2 weeks ago, I pointed out that the next shock to our economic system in the US would come – not from financial services or capital sectors – but from the automotive manufacturing industry. Here’s why:

GM, Ford and Chrysler (The Big Three) are linked to the substantive portion of GDP that we call our standard of living. No other single industry is as large in America nor does anyone provide as much employment and retail as the automotive.

Over the past 3 decades, that foundation of America’s exchange economy has been chipped away by foreign competition, from cheaper labor, subsidies and poor product development.

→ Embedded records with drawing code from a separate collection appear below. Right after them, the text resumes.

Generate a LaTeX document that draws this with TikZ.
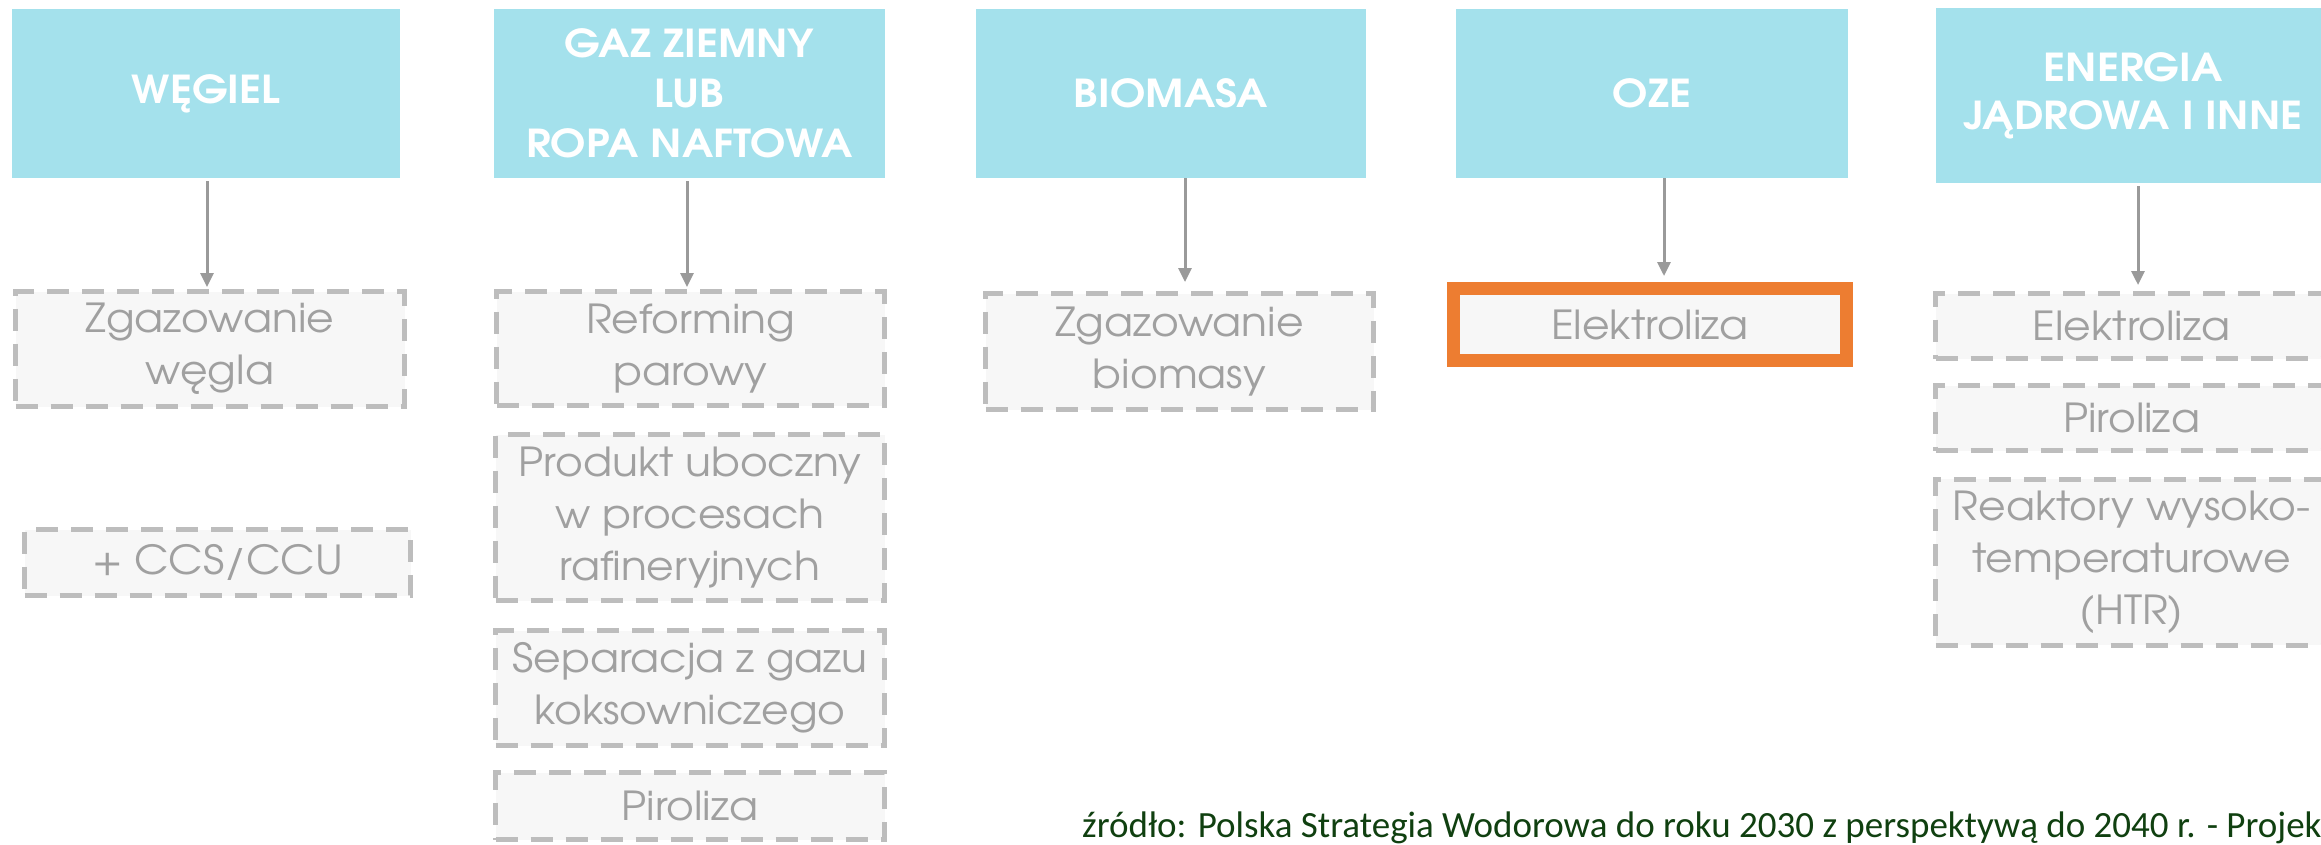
\documentclass[tikz,border=0pt]{standalone}
\usepackage{fontspec}
\setmainfont{texgyreadventor}[Extension=.otf, UprightFont=*-regular, BoldFont=*-bold, FakeStretch=1.06]
\newfontfamily\hdrfont{texgyreadventor-bold}[Extension=.otf, FakeStretch=1.1]
\newfontfamily\footfont{Carlito}
\usetikzlibrary{arrows.meta}
\definecolor{hdrc}{HTML}{A4E1EC}
\definecolor{txtg}{HTML}{A0A0A0}
\definecolor{boxf}{HTML}{F7F7F7}
\definecolor{dashc}{HTML}{BDBDBD}
\definecolor{orng}{HTML}{ED7D31}
\definecolor{arrc}{HTML}{9A9A9A}
\definecolor{footc}{HTML}{104010}
\begin{document}
\begin{tikzpicture}[x=1pt,y=-1pt,
 hdr/.style={fill=hdrc, draw=none, inner sep=0pt, text=white, font=\hdrfont\fontsize{38.5}{50}\selectfont, align=center},
 sub/.style={fill=boxf, draw=dashc, line width=5pt, dash pattern=on 22pt off 13pt, inner sep=0pt, text=txtg, font=\fontsize{40}{52}\selectfont, align=center},
 hot/.style={fill=boxf, draw=orng, line width=13pt, inner sep=0pt, text=txtg, font=\fontsize{40}{52}\selectfont, align=center},
 arr/.style={draw=arrc, line width=3pt, -{Triangle[length=14pt,width=13pt]}}
]
\clip (0,0) rectangle (2321,844);
\fill[white] (0,0) rectangle (2321,844);

% headers
\node[hdr, minimum width=388pt, minimum height=169pt] (h1) at (206,93.5) {WĘGIEL};
\node[hdr, minimum width=391pt, minimum height=169pt] (h2) at (689.5,93.5) {GAZ ZIEMNY\\LUB\\ROPA NAFTOWA};
\node[hdr, minimum width=390pt, minimum height=169pt] (h3) at (1171,93.5) {BIOMASA};
\node[hdr, minimum width=392pt, minimum height=169pt] (h4) at (1652,93.5) {OZE};
\node[hdr, minimum width=394pt, minimum height=175pt] (h5) at (2133,95.5) {\raisebox{-11pt}{\begin{tabular}{@{}c@{}}ENERGIA\\[-2pt]JĄDROWA I INNE\end{tabular}}};

% column 1
\node[sub, minimum width=389pt, minimum height=115pt] (b1) at (210,349) {Zgazowanie\\węgla};
\node[sub, minimum width=386pt, minimum height=66pt] (c1) at (217.5,562.5) {+ CCS/CCU};

% column 2
\node[sub, minimum width=388pt, minimum height=114pt] (b2) at (690.5,348.5) {Reforming\\parowy};
\node[sub, minimum width=389pt, minimum height=166pt] (p2) at (690,517.5) {Produkt uboczny\\w procesach\\rafineryjnych};
\node[sub, minimum width=389pt, minimum height=115pt] (s2) at (690,688) {Separacja z gazu\\koksowniczego};
\node[sub, minimum width=389pt, minimum height=67pt] (r2) at (690,806) {Piroliza};

% column 3
\node[sub, minimum width=388pt, minimum height=116pt] (b3) at (1179.5,351.5) {Zgazowanie\\biomasy};

% column 4
\node[hot, minimum width=393pt, minimum height=72pt] (b4) at (1650,324.5) {Elektroliza};

% column 5
\node[sub, minimum width=392pt, minimum height=65pt] (e5) at (2131.5,326) {Elektroliza};
\node[sub, minimum width=392pt, minimum height=65pt] (p5) at (2131.5,418) {Piroliza};
\node[sub, minimum width=392pt, minimum height=166pt] (r5) at (2131.5,562) {Reaktory wysoko-\\temperaturowe\\(HTR)};

% arrow positions
\coordinate (a1) at (207,0);
\coordinate (a2) at (687,0);
\coordinate (a3) at (1185,0);
\coordinate (a4) at (1664,0);
\coordinate (a5) at (2138,0);

\draw[arr, shorten <=3pt, shorten >=2pt] (h1.south -| a1) -- (b1.north -| a1);
\draw[arr, shorten <=3pt, shorten >=2pt] (h2.south -| a2) -- (b2.north -| a2);
\draw[arr, shorten <=0pt, shorten >=9pt] (h3.south -| a3) -- (b3.north -| a3);
\draw[arr, shorten <=0pt, shorten >=6pt] (h4.south -| a4) -- (b4.north -| a4);
\draw[arr, shorten <=3pt, shorten >=6pt] (h5.south -| a5) -- (e5.north -| a5);

% source
\node[anchor=base west, inner sep=0pt, text=footc, font=\footfont\fontsize{37}{40}\selectfont] (src) at (1082,837) {źródło: Polska Strategia Wodorowa do roku 2030 z perspektywą do 2040 r. - Projekt};
\end{tikzpicture}
\end{document}
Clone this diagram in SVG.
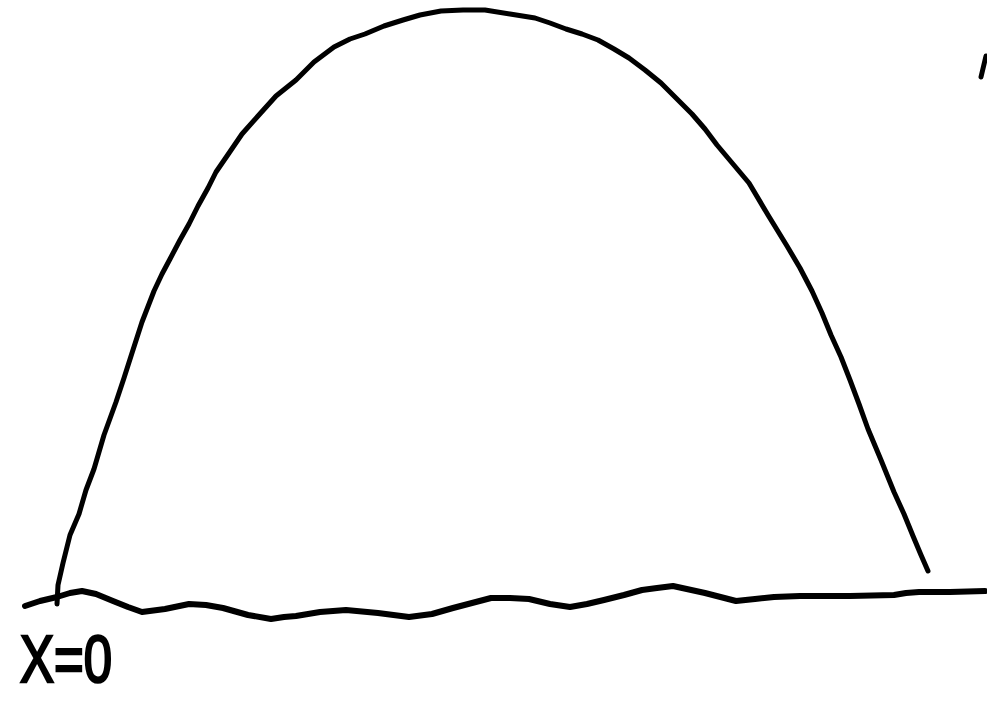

Early this year, Toyota overtook GM as the number one seller of cars in the world. A subtle distinction but a telling one. As consumers look for cheaper, smaller, more efficient cars, the US manufacturers seemed to be looking in the opposite direction. Now they are beginning to hit the limits of that strategy.

Using debt vehicles to both fund expansion, compensate for losses and encourage sales, they were hard struck by recent downturns. So much so that GM and Chrysler are considering a merger, particularly after GM’s stock hit a 50 year low.

Today comes news that Ford is hitting similar dire straights. Its largest investor, Kirk Kirkorian, is forced to reduce his holdings after a 60% drop in value.

The amount of jobs these companies represent – I’m sure I don’t have to tell you – is quite large. Losses would be felt and have quite an impact on consumer spending.